### What you are asked to do
Copy all the entries below exactly, but not the pictures.

(Charts and diagrams as code)
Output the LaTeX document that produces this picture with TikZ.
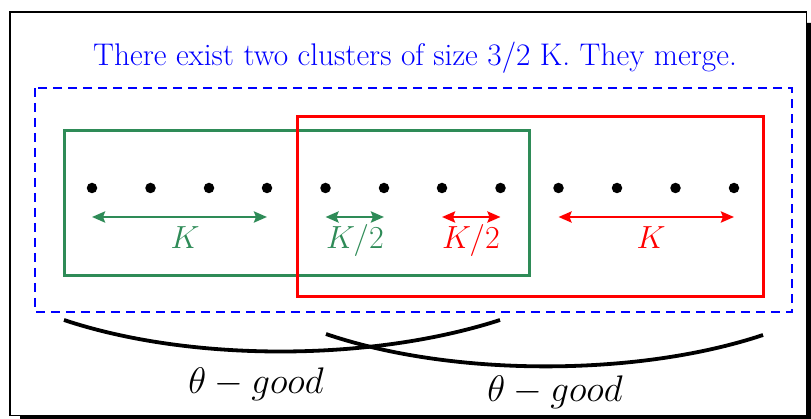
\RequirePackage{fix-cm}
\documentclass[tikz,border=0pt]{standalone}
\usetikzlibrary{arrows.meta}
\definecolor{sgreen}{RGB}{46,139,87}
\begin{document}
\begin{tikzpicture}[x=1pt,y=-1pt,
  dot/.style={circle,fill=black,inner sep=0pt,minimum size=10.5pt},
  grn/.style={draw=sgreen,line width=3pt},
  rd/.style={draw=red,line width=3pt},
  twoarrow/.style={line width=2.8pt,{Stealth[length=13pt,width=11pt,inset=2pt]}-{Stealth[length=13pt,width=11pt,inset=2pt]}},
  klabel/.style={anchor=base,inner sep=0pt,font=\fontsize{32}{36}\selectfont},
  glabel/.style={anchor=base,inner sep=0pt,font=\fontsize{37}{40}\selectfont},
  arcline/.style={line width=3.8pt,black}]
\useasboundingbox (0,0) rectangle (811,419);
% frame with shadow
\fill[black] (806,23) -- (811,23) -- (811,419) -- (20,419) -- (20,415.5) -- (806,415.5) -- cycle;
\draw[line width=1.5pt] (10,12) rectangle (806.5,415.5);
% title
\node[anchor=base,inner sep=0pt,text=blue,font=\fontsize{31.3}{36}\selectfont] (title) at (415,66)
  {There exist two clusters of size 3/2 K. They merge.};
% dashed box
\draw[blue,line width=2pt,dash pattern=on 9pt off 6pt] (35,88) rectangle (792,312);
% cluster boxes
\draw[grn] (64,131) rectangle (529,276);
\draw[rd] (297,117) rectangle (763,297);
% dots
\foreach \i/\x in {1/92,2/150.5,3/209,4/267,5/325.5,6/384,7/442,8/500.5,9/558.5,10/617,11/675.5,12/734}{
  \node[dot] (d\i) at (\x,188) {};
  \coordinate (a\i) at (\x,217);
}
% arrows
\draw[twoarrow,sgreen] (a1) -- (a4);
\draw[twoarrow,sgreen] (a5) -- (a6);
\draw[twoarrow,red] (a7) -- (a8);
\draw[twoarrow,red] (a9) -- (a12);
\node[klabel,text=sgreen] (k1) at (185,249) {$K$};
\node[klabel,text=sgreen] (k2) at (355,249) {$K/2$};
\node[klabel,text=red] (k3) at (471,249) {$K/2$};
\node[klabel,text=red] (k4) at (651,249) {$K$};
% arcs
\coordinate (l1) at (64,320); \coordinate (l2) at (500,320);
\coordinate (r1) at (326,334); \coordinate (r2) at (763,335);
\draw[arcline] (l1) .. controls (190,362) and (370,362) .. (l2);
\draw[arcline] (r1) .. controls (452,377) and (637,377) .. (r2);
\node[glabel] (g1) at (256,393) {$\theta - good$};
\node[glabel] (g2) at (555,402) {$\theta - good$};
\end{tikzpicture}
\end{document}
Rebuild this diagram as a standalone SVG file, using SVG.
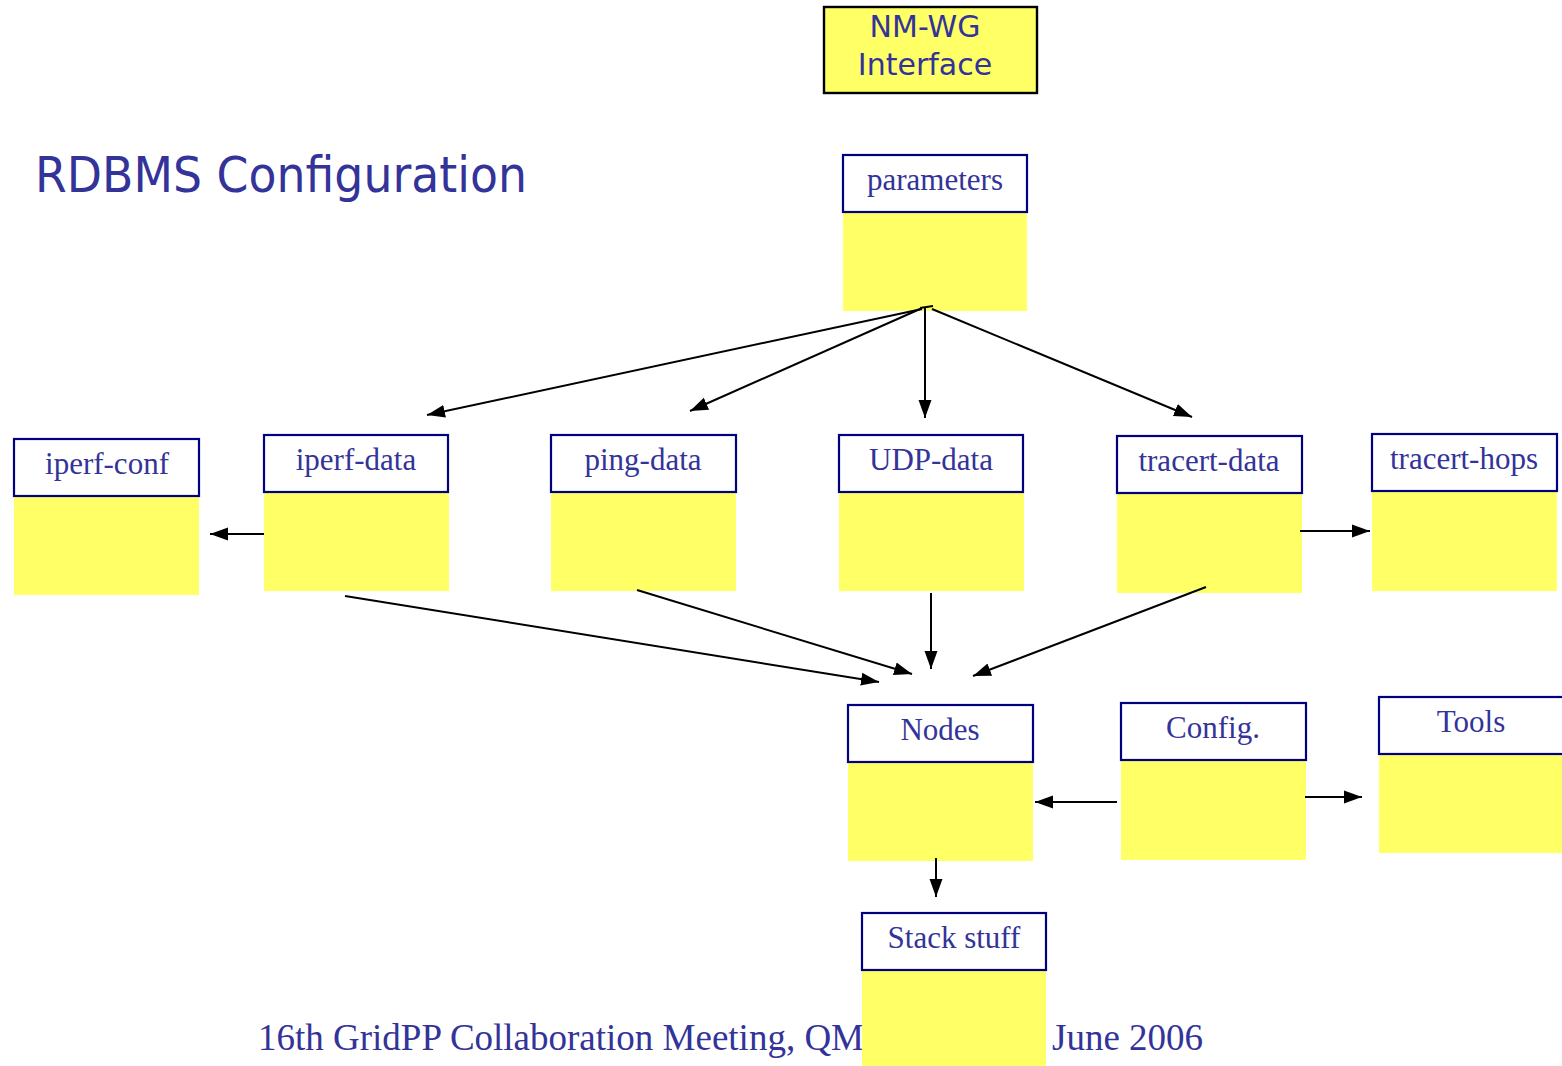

### Result for this task
Output the LaTeX document that produces this picture with TikZ.
\RequirePackage{fix-cm}
\documentclass[tikz,border=0pt]{standalone}
\usetikzlibrary{arrows.meta}
\definecolor{sgreen}{RGB}{46,139,87}
\begin{document}
\begin{tikzpicture}[x=1pt,y=-1pt,
  dot/.style={circle,fill=black,inner sep=0pt,minimum size=10.5pt},
  grn/.style={draw=sgreen,line width=3pt},
  rd/.style={draw=red,line width=3pt},
  twoarrow/.style={line width=2.8pt,{Stealth[length=13pt,width=11pt,inset=2pt]}-{Stealth[length=13pt,width=11pt,inset=2pt]}},
  klabel/.style={anchor=base,inner sep=0pt,font=\fontsize{32}{36}\selectfont},
  glabel/.style={anchor=base,inner sep=0pt,font=\fontsize{37}{40}\selectfont},
  arcline/.style={line width=3.8pt,black}]
\useasboundingbox (0,0) rectangle (811,419);
% frame with shadow
\fill[black] (806,23) -- (811,23) -- (811,419) -- (20,419) -- (20,415.5) -- (806,415.5) -- cycle;
\draw[line width=1.5pt] (10,12) rectangle (806.5,415.5);
% title
\node[anchor=base,inner sep=0pt,text=blue,font=\fontsize{31.3}{36}\selectfont] (title) at (415,66)
  {There exist two clusters of size 3/2 K. They merge.};
% dashed box
\draw[blue,line width=2pt,dash pattern=on 9pt off 6pt] (35,88) rectangle (792,312);
% cluster boxes
\draw[grn] (64,131) rectangle (529,276);
\draw[rd] (297,117) rectangle (763,297);
% dots
\foreach \i/\x in {1/92,2/150.5,3/209,4/267,5/325.5,6/384,7/442,8/500.5,9/558.5,10/617,11/675.5,12/734}{
  \node[dot] (d\i) at (\x,188) {};
  \coordinate (a\i) at (\x,217);
}
% arrows
\draw[twoarrow,sgreen] (a1) -- (a4);
\draw[twoarrow,sgreen] (a5) -- (a6);
\draw[twoarrow,red] (a7) -- (a8);
\draw[twoarrow,red] (a9) -- (a12);
\node[klabel,text=sgreen] (k1) at (185,249) {$K$};
\node[klabel,text=sgreen] (k2) at (355,249) {$K/2$};
\node[klabel,text=red] (k3) at (471,249) {$K/2$};
\node[klabel,text=red] (k4) at (651,249) {$K$};
% arcs
\coordinate (l1) at (64,320); \coordinate (l2) at (500,320);
\coordinate (r1) at (326,334); \coordinate (r2) at (763,335);
\draw[arcline] (l1) .. controls (190,362) and (370,362) .. (l2);
\draw[arcline] (r1) .. controls (452,377) and (637,377) .. (r2);
\node[glabel] (g1) at (256,393) {$\theta - good$};
\node[glabel] (g2) at (555,402) {$\theta - good$};
\end{tikzpicture}
\end{document}
Rebuild this diagram as a standalone SVG file, using SVG.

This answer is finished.